Hay elecciones regionales el próximo domingo 21. A pesar de que buena parte de la oposición va a participar (por primera vez desde las regionales de 2017) el entusiasmo de la gente no se manifiesta: las pocas encuestas que hay pronostican una abstención mayor al 50%. Quizás es que la supervivencia está muy difícil y el esfuerzo de la mayoría está concentrado en alimentar a la familia, conseguir los dólares para la gasolina -o para la matraca, que también cuesta- y estar pendiente de la hora en que llega el agua o la luz. Nadie le puede dedicar mucho espacio a la política cuando la satisfacción de las necesidades básicas -aquellas que Abraham Maslow llamó primarias y Frederick Hertzberg etiquetó como higiénicas- no está garantizada y puede quedar pendiente hasta una fecha incierta si uno se descuida. Comida mata voto, que dicen.

O de repente lo que pasa es que los votantes tienen memoria y recuerdan las últimas elecciones de gobernadores, en octubre de 2017. Ese año, en medio de la crisis económica y del rechazo masivo al gobierno de Maduro, y en contradicción con las encuestas independientes que le daban una ventaja de 30 puntos a la oposición, el oficialismo ganó 18 de las 23 gobernaciones y le sacó a sus rivales 900 mil votos en el conteo a nivel nacional, para quien pueda creérselo. Como guinda de la faena chavista, el gobernador opositor electo en el estado Zulia fue despojado de su triunfo por negarse a prestar juramento ante la ilegítima ANC. El resultado final terminó con chavismo 19, oposición 4.
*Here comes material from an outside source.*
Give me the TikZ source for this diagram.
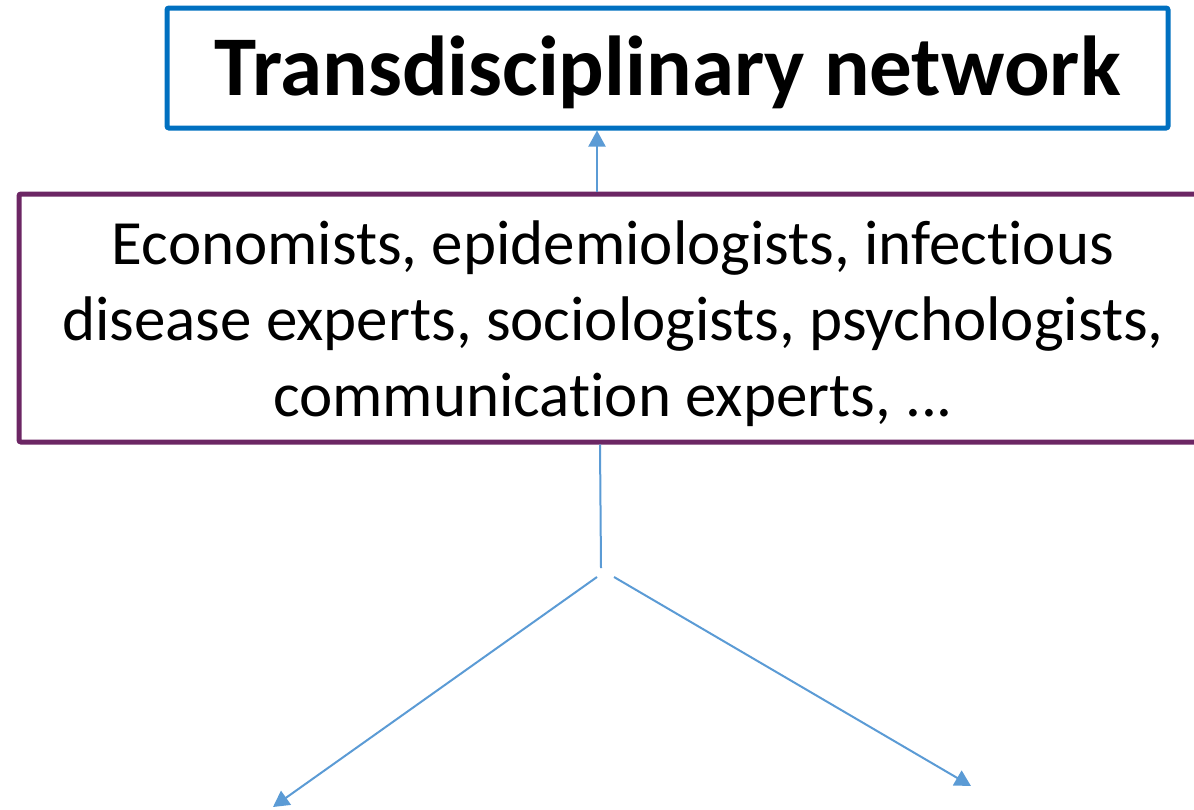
\documentclass[tikz,border=0pt]{standalone}
\usepackage{fontspec}
\setmainfont{Carlito}[Ligatures=NoCommon]
\usetikzlibrary{arrows.meta}
\definecolor{boxblue}{RGB}{0,112,192}
\definecolor{boxpurple}{RGB}{108,38,100}
\definecolor{linkblue}{RGB}{91,155,213}
\tikzset{
  titlebox/.style={draw=boxblue, line width=5pt, rounded corners=2pt, inner sep=0pt,
    minimum width=1001pt, minimum height=120pt, text height=70pt, text depth=16pt,
    font=\fontsize{85}{100}\selectfont\bfseries},
  groupbox/.style={draw=boxpurple, line width=5pt, rounded corners=2pt, inner sep=0pt,
    minimum width=1188pt, minimum height=248pt, align=center,
    font=\fontsize{63}{76}\selectfont},
  link/.style={draw=linkblue, line width=2pt},
  linkarrow/.style={link, -{Triangle[length=16pt,width=17pt]}}
}
\begin{document}
\begin{tikzpicture}[x=1pt,y=-1pt]
\useasboundingbox (0,0) rectangle (1194,809);
\clip (0,0) rectangle (1194,809);
\node[titlebox] (title) at (667.5,68) {Transdisciplinary network};
\node[groupbox] (group) at (613,318) {\rule{0pt}{56pt}Economists, epidemiologists, infectious\\disease experts, sociologists, psychologists,\\communication experts, ...};
\coordinate (stem) at (601,568);
\coordinate (lstart) at (597,577);
\coordinate (rstart) at (614,577);
\coordinate (lend) at (273,807);
\coordinate (rend) at (971,786);
\draw[linkarrow] (group.north -| 597,0) -- (title.south -| 597,0);
\draw[link] (group.south -| 600,0) -- (stem);
\draw[linkarrow] (lstart) -- (lend);
\draw[linkarrow] (rstart) -- (rend);
\end{tikzpicture}
\end{document}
Después de la trampa de 2017 vinieron las presidenciales ilegítimas de 2018 y las también ilegítimas legislativas de 2020. Ambos procesos fueron desconocidos por la oposición venezolana y por el grueso de las democracias del planeta, pero he aquí que con aquellos votos se eligió una Asamblea Nacional que a su vez nombró a un CNE que será el árbitro de las elecciones del domingo que viene. Es posible que los electores que le hayan seguido el hilo a esta secuencia de irregularidades no quieran votar en unos comicios que nacieron torcidos y al margen de las normas y la decencia.

Al final, habrá quien no vote porque nunca lo ha hecho, porque no cree en nadie (el liderazgo opositor y el régimen tienen niveles similares de aprobación) o porque tiene la convicción de que en Venezuela no hay nada que cambiar si no se empieza por la cabeza, por la cúpula, por el cese de la usurpación. Los que piensan que fuera de la estructura de mando solo hay poder prestado que se da y se quita cuando lo ordenan los capos. Así como el régimen pateó el diálogo en México con una excusa sacada del sombrero y se quedó tan fresco, de la misma forma se inventa 4 millones de votos y arrasa con las gobernaciones y las alcaldías, que no sería la primera vez. O no; todo dependerá de cómo vayan saliendo los números y de la estrategia que hayan diseñado para esta fecha.

Hay una corriente de opinión que sostiene que la concurrencia a las urnas es un acto político. O sea, que la idea no es elegir a nadie porque se sabe que los votos ya se contaron, sino movilizar a la gente y dar una muestra de que aún existe un país interesado en cambiar las cosas, en restablecer el estado de derecho y en salir a defender la democracia. Quizás este sea un argumento de peso para decidirse a votar, pero tiene el defecto de que una golondrina no hace verano, ni un día de sol termina con el invierno. En diciembre de 2020, 6,4 millones de venezolanos en todo el mundo votaron para manifestar su oposición al régimen y su desacuerdo con las elecciones legislativas. Y hasta ahí. Aún no se ha encontrado qué hacer con los 6,4 millones de votos.

Al final, cada quien tomará su decisión y decidirá qué hacer el domingo 21. Siguiendo el proceso in situ habrá desde observadores del Parlamento Europeo hasta los eternos turistas sigüís del chavismo, cada cual con su agenda. Amanecerá y veremos.